Last spring at the Midwest Educational Technology Conference, I attended a session in which Hall Davidson, of Discovery Educators Network, spoke about using Google Earth in the classroom. At that time I was unable to use this tool because my former district blocked Google Earth in the district. (I guess they weren’t really interested in engaging students with technology.) Because I was unable to use it, I kind of filed it away in the depths of my brain. Last week this memory was brought back to the forefront by a podcast entitled The Savvy Technologist. I don’t remember what the context was, but I seem to remember something about how the United States Holocaust Memorial Museum had created a layers file for Google Earth entitled “The Crisis in Darfur.” In one of my schools there was a student movement to assist the people in Darfur and raise awareness to the community and student population.

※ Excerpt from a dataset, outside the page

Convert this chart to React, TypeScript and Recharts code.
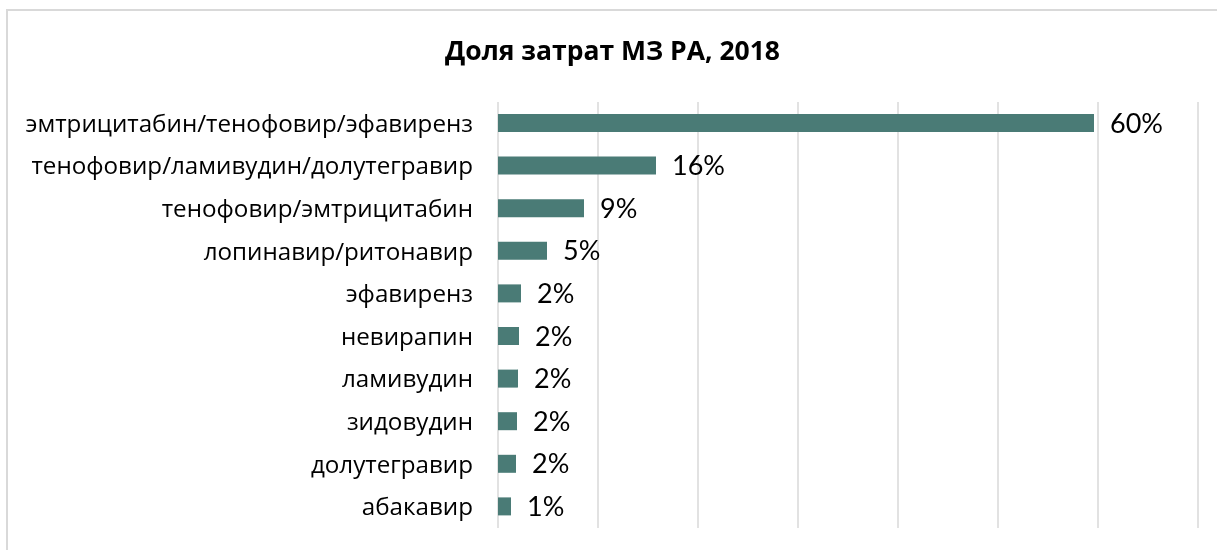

I remembered Hall Davidson’s session and approached one of the social studies teachers to see about an application of this kind for his class. Long story short-er, we’re going to create a layers file that he will use with his students as they study the Spanish-American War. This is new ground for me being a former English teacher, but I look forward to the challenges that present themselves as we work through the creation of this file.
In a related incident…
As I was exploring the Google Earth possibilities for Social Studies, I ran across Google Lit Trips. There are a collection of Google Earth layers files on this site that can be used as supplementary materials for English classes. Part of the English curriculum in my new district is the book Night by Elie Wiesel and on this site there just happened to be a file that traces his route as described in the book from deportation to liberation. It was a fascinating journey that was particularly meaningful to me after hearing Wiesel speak at the National Council of Teachers of English annual conference last year. After showing a few of the English teachers, Google Earth has been “discovered” by the school and is being considered for a variety of different applications. Teachers are excited about the possibilities that this program offers. I just wish I could have used it when I was in the classroom.